Des flux d'exode similaires de la population chrétienne sont également enregistrés dans d'autres régions d'Irak. Un rapport récent du Rudaw Media Network (un groupe d'édition basé au Kurdistan) a recueilli des témoignages de prêtres et de laïcs confirmant une diminution forte et progressive de la population baptisée locale. Selon les témoignages recueillis, environ 300 familles chrétiennes vivent aujourd'hui dans la région de Bassora, alors qu'il y a 50 ans, la même région comptait 5 000 familles chrétiennes.

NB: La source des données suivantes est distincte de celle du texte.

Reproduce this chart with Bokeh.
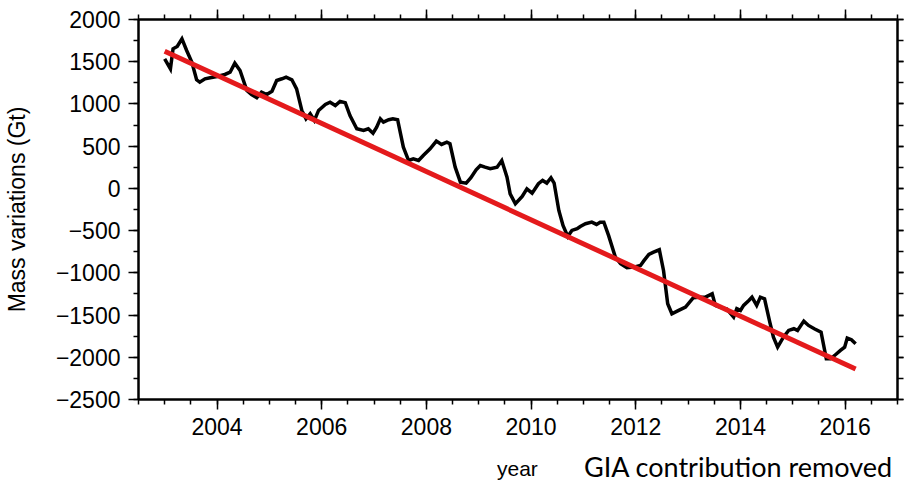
from bokeh.plotting import figure
from bokeh.models import LinearAxis, FixedTicker, Range1d, Div, Spacer
from bokeh.layouts import column, row
from bokeh.embed import file_html
from bokeh.resources import INLINE

# ---- data ----
years = [2003.00, 2003.11, 2003.16, 2003.24, 2003.33, 2003.42, 2003.52, 2003.61, 2003.67, 2003.77,
         2003.87, 2004.00, 2004.15, 2004.25, 2004.34, 2004.44, 2004.57, 2004.66, 2004.76, 2004.85,
         2004.95, 2005.05, 2005.14, 2005.24, 2005.32, 2005.43, 2005.52, 2005.62, 2005.70, 2005.78,
         2005.86, 2005.94, 2006.07, 2006.16, 2006.26, 2006.35, 2006.45, 2006.54, 2006.67, 2006.80,
         2006.89, 2006.98, 2007.05, 2007.12, 2007.18, 2007.28, 2007.36, 2007.45, 2007.56, 2007.66,
         2007.75, 2007.85, 2007.94, 2008.07, 2008.19, 2008.29, 2008.39, 2008.45, 2008.55, 2008.65,
         2008.76, 2008.85, 2008.95, 2009.03, 2009.12, 2009.22, 2009.35, 2009.44, 2009.54, 2009.60,
         2009.70, 2009.83, 2009.92, 2010.02, 2010.14, 2010.22, 2010.30, 2010.38, 2010.44, 2010.53,
         2010.61, 2010.70, 2010.78, 2010.88, 2010.94, 2011.04, 2011.16, 2011.25, 2011.32, 2011.39,
         2011.48, 2011.61, 2011.71, 2011.83, 2011.96, 2012.09, 2012.16, 2012.25, 2012.34, 2012.45,
         2012.53, 2012.61, 2012.69, 2012.82, 2012.95, 2013.10, 2013.20, 2013.33, 2013.46, 2013.52,
         2013.62, 2013.74, 2013.87, 2013.93, 2014.00, 2014.06, 2014.16, 2014.22, 2014.31, 2014.38,
         2014.46, 2014.56, 2014.63, 2014.71, 2014.82, 2014.92, 2015.02, 2015.09, 2015.21, 2015.30,
         2015.41, 2015.54, 2015.64, 2015.72, 2015.82, 2015.91, 2015.99, 2016.04, 2016.12, 2016.20]
mass = [1535, 1416, 1653, 1680, 1771, 1633, 1494, 1286, 1258, 1298,
        1310, 1325, 1349, 1376, 1483, 1396, 1159, 1112, 1073, 1140,
        1112, 1151, 1278, 1298, 1317, 1286, 1179, 923, 824, 883,
        804, 923, 994, 1021, 982, 1030, 1015, 863, 706, 686,
        706, 654, 725, 824, 784, 813, 824, 813, 488, 330,
        350, 330, 390, 469, 560, 520, 547, 528, 251, 74,
        62, 126, 220, 271, 251, 232, 251, 330, 133, -64,
        -182, -96, -5, -57, 55, 94, 63, 126, 63, -261,
        -439, -569, -498, -478, -451, -419, -400, -427, -400, -400,
        -557, -814, -893, -940, -932, -913, -853, -782, -755, -727,
        -972, -1366, -1485, -1445, -1406, -1295, -1288, -1288, -1248, -1386,
        -1410, -1430, -1525, -1425, -1445, -1386, -1327, -1288, -1386, -1288,
        -1307, -1584, -1762, -1880, -1762, -1682, -1662, -1682, -1572, -1623,
        -1662, -1702, -2018, -2018, -1967, -1919, -1880, -1773, -1792, -1840]

trend_years = [2003.0, 2016.2]
trend_mass = [1625, -2140]

x_major = [2004, 2006, 2008, 2010, 2012, 2014, 2016]
y_major = [-2500, -2000, -1500, -1000, -500, 0, 500, 1000, 1500, 2000]

y_label = "Mass variations (Gt)"
x_label = "year"
note = "GIA contribution removed"

# ---- figure ----
FONT = "Liberation Sans"
p = figure(width=904, height=452, output_backend="svg", toolbar_location=None,
           x_range=Range1d(2002.5, 2017.0), y_range=Range1d(-2500, 2000),
           min_border_left=137, min_border_right=7, min_border_top=19, min_border_bottom=53,
           background_fill_color="white", border_fill_color="white")
p.grid.visible = False
p.outline_line_color = "black"
p.outline_line_width = 2
p.outline_line_alpha = 1

x_minor = [2002.5 + 0.5 * i for i in range(30)]
y_minor = [-2500 + 250 * i for i in range(19)]
xt = FixedTicker(ticks=x_major, minor_ticks=x_minor)
yt = FixedTicker(ticks=y_major, minor_ticks=y_minor)


def style(ax, ticker, size_out, minor_out):
    ax.ticker = ticker
    ax.axis_line_color = "black"
    ax.axis_line_width = 2
    ax.major_tick_line_color = "black"
    ax.major_tick_line_width = 1.5
    ax.minor_tick_line_color = "black"
    ax.minor_tick_line_width = 1.5
    ax.major_tick_in = 0
    ax.major_tick_out = size_out
    ax.minor_tick_in = 0
    ax.minor_tick_out = minor_out
    ax.major_label_text_font = FONT
    ax.major_label_text_font_size = "23px"
    ax.major_label_text_color = "black"
    ax.axis_label_text_font = FONT
    ax.axis_label_text_font_style = "normal"
    ax.axis_label_text_color = "black"


xa = p.xaxis[0]
style(xa, xt, 10, 5)
xa.major_label_standoff = 8

ya = p.yaxis[0]
style(ya, yt, 10, 5)
ya.major_label_standoff = 8
ya.major_label_overrides = {v: str(v).replace("-", "\u2212") for v in y_major}
ya.axis_label = y_label
ya.axis_label_text_font_size = "23px"
ya.axis_label_standoff = 23

top = LinearAxis()
style(top, xt, 10, 5)
top.major_label_overrides = {v: "" for v in x_major}
top.major_label_text_font_size = "1px"
top.major_label_standoff = 0
p.add_layout(top, "above")

right = LinearAxis()
style(right, yt, 6, 6)
right.major_label_overrides = {v: "" for v in y_major}
right.major_label_text_font_size = "1px"
right.major_label_standoff = 0
p.add_layout(right, "right")

p.line(years, mass, line_color="black", line_width=3.5, line_join="miter")
p.line(trend_years, trend_mass, line_color="#e41a1c", line_width=5)

# ---- bottom text line: axis title "year" and the note ----
ROW_H = 33
year_div = Div(text=x_label, width=60, height=ROW_H, margin=0,
               styles={"font-family": FONT, "font-size": "21px", "line-height": "%dpx" % ROW_H,
                       "color": "black", "white-space": "nowrap"})
note_div = Div(text=note, width=320, height=ROW_H, margin=0,
               styles={"font-family": "Lato", "font-size": "27px", "line-height": "%dpx" % (ROW_H - 4),
                       "color": "black", "white-space": "nowrap"})
bottom = row(Spacer(width=497, height=ROW_H, margin=0), year_div,
             Spacer(width=27, height=ROW_H, margin=0), note_div, spacing=0, margin=0)
layout = column(p, bottom, spacing=0, margin=0)

open("out.html", "w").write(file_html(layout, INLINE))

Les données fournies par les enquêtes menées sur le terrain montrent combien il est compliqué et, à certains égards, improductif de tenter de contrer l'exode des chrétiens irakiens vers d'autres pays avec des instruments, des mobilisations et des stratégies de nature exclusivement politique ou économique, y compris les nombreuses opérations de "collecte de fonds" menées au nom des communautés chrétiennes du Moyen-Orient par des groupes et des acronymes occidentaux. Comme l'a également souligné l'archevêque palestinien Michel Sabbah, Patriarche émérite de Jérusalem des Latins, les questions et aussi les incertitudes qui planent sur l'avenir des chrétiens au Moyen-Orient "ne sont pas d'abord une question de nombre, bien que le nombre soit important, mais une question de foi". (GV) (Agence Fides 6/8/2022)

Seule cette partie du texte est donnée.